Honeysuckle, Chrysanthemum, Green Tea and Cardamon Tinctures for Natural Perfumes

It's amazing what you can find at the Asian grocery store.  On my last trip, I found a slew of dried things to tincture.  When I got home, I filled empty jam jars with dried honeysuckle, white chrysanthemum, green tea, and my favorite, cardamon (ground to a powder).  Then I filled each jar to the top with organic ethanol. 

My sisters and I used to pull off pinkish feathery honeysuckle blossoms off the bush and sip at the  ends for the sweet nectar.   Dried honeysuckle is missing the sugary sweetness of the fresh flowers.  The dried blossoms are used in tea for cooling the body of too much yang heat.  The aroma is haylike, grassy.  

Tinctured honeysuckle buds.
Chinese people use the flowers of chrysantheum to treat a variety of health conditions, including blood pressure, heart problems, headaches, colds, and dizziness.  It’s high in beta carotene and vitamin B.  Whenever my kids have nose bleeds, my mother in law brews them a cup of chrysanthemum tea to cool the body of excess heat.  The taste and smell are lightly floral, and remind me of chamomile and calendula.

Green tea and cardamon are more well recognized aromatics.  Green tea's antioxidant properties are legendary; I drink a cup every day.  The tea has a fresh, grassy, and bitter scent.  Cardamon is used to flavor food and is a popular ingredient for chai tea.  It’s hard to describe the scent/taste of cardamon, but it’s a cross between nutmeg, mace, oranges, cinnamon, and pepper.
Honeysuckle tincture takes on an emerald green hue.

I let the honeysuckle and chrysanthemum tinctures sit for four days.  Their respective plant material is somewhat delicate and tend to disintegrate if left too long.  The honeysuckle developed a beautiful green tint while the chrysanthemum had a golden hue.  I could recharge the tinctures with new plant material, but I’m happy with their faint odors.  


White chrysanthemum buds after tincturing and straining through a filter leave a golden hued liquid.
I could see these two blending well with florals, serving to dry out sweeter aromas or mellowing more pungent aromatics like kewda.  






White chrysanthemum buds are used in tea.




Bottled tinctures!

1 comment:

  1. Have you found a way to extract the scent from the honeysuckle?
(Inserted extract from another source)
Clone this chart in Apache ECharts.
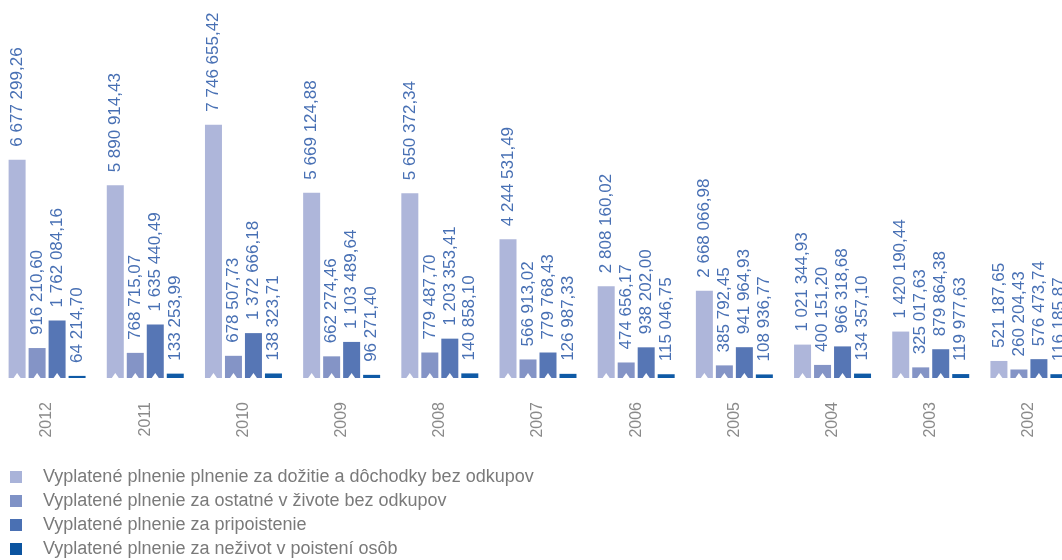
<!DOCTYPE html>
<html>
<head>
<meta charset="utf-8">
<script src="https://cdn.jsdelivr.net/npm/echarts@6/dist/echarts.min.js"></script>
<style>
html,body{margin:0;padding:0;background:#fff;}
#chart{width:1062px;height:560px;}
</style>
</head>
<body>
<div id="chart"></div>
<script>
const years = ['2012','2011','2010','2009','2008','2007','2006','2005','2004','2003','2002'];
const seriesNames = [
  'Vyplatené plnenie plnenie za dožitie a dôchodky bez odkupov',
  'Vyplatené plnenie za ostatné v živote bez odkupov',
  'Vyplatené plnenie za pripoistenie',
  'Vyplatené plnenie za neživot v poistení osôb'
];
const dozitie = [6677299.26, 5890914.43, 7746655.42, 5669124.88, 5650372.34, 4244531.49, 2808160.02, 2668066.98, 1021344.93, 1420190.44, 521187.65];
const ostatne = [916210.60, 768715.07, 678507.73, 662274.46, 779487.70, 566913.02, 474656.17, 385792.45, 400151.20, 325017.63, 260204.43];
const pripoistenie = [1762084.16, 1635440.49, 1372666.18, 1103489.64, 1203353.41, 779768.43, 938202.00, 941964.93, 966318.68, 879864.38, 576473.74];
const nezivot = [64214.70, 133253.99, 138323.71, 96271.40, 140858.10, 126987.33, 115046.75, 108936.77, 134357.10, 119977.63, 116185.87];

const colors = ['#aeb6da', '#8494c6', '#5676b5', '#0f5aa6'];
const legendColors = ['#a9b3d9', '#7f92c6', '#4a70b3', '#0b54a0'];

function fmt(v){
  const parts = v.toFixed(2).split('.');
  const intPart = parts[0].replace(/\B(?=(\d{3})+(?!\d))/g, ' ');
  return intPart + ',' + parts[1];
}

const data = [dozitie, ostatne, pripoistenie, nezivot];
const series = [];
data.forEach((arr, i) => {
  series.push({
    name: seriesNames[i],
    type: 'bar',
    data: arr,
    barWidth: 17,
    barGap: '17.6%',
    itemStyle: {color: colors[i]},
    label: {
      show: true,
      position: 'top',
      rotate: 90,
      align: 'left',
      verticalAlign: 'middle',
      distance: 13,
      fontSize: 17,
      fontFamily: 'Liberation Sans, Arial, sans-serif',
      color: '#4870b4',
      formatter: p => fmt(p.value)
    }
  });
});
// white notches at bar bottoms
data.forEach((arr, i) => {
  series.push({
    type: 'pictorialBar',
    data: arr,
    barWidth: 17,
    barGap: '17.6%',
    symbol: 'triangle',
    symbolSize: [7, 5],
    symbolPosition: 'start',
    symbolRepeat: false,
    itemStyle: {color: '#ffffff', opacity: i < 3 ? 1 : 0},
    z: 5,
    silent: true,
    tooltip: {show: false},
    legendHoverLink: false
  });
});

const chart = echarts.init(document.getElementById('chart'));
chart.setOption({
  animation: false,
  color: legendColors,
  grid: {left: -2, width: 1080, top: 0, bottom: 182, outerBoundsMode: 'none', containLabel: false},
  legend: {
    orient: 'vertical',
    left: 10,
    top: 468,
    padding: 0,
    data: seriesNames.map((n, i) => ({name: n, itemStyle: {color: legendColors[i]}})),
    itemWidth: 12,
    itemHeight: 12,
    itemGap: 6,
    icon: 'rect',
    textStyle: {
      fontSize: 18,
      fontFamily: 'Liberation Sans, Arial, sans-serif',
      color: '#7a7a7a',
      padding: [0, 0, 0, 16]
    }
  },
  xAxis: {
    type: 'category',
    data: years,
    axisLine: {show: false},
    axisTick: {show: false},
    axisLabel: {
      rotate: 90,
      margin: 24,
      fontSize: 16,
      fontFamily: 'Liberation Sans, Arial, sans-serif',
      color: '#8a8a8a'
    }
  },
  yAxis: {
    type: 'value',
    min: 0,
    max: 11560000,
    show: false,
    splitLine: {show: false}
  },
  series: series
});
</script>
</body>
</html>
Of course enfleurage works, but perhaps if you used very fresh honeysuckle, and let them wilt a little for the day, then add it to your menstrum/ethanol, you could capture the scent well? I have a true honeysuckle absolute,but it was extracted in Italy, and I guess their honeysuckle has more magnolia/jasmine notes, its glorious but does not smell anything like the honeysuckle I know from the Blue Ridge Mountains. Good luck from Haus of Waft!!!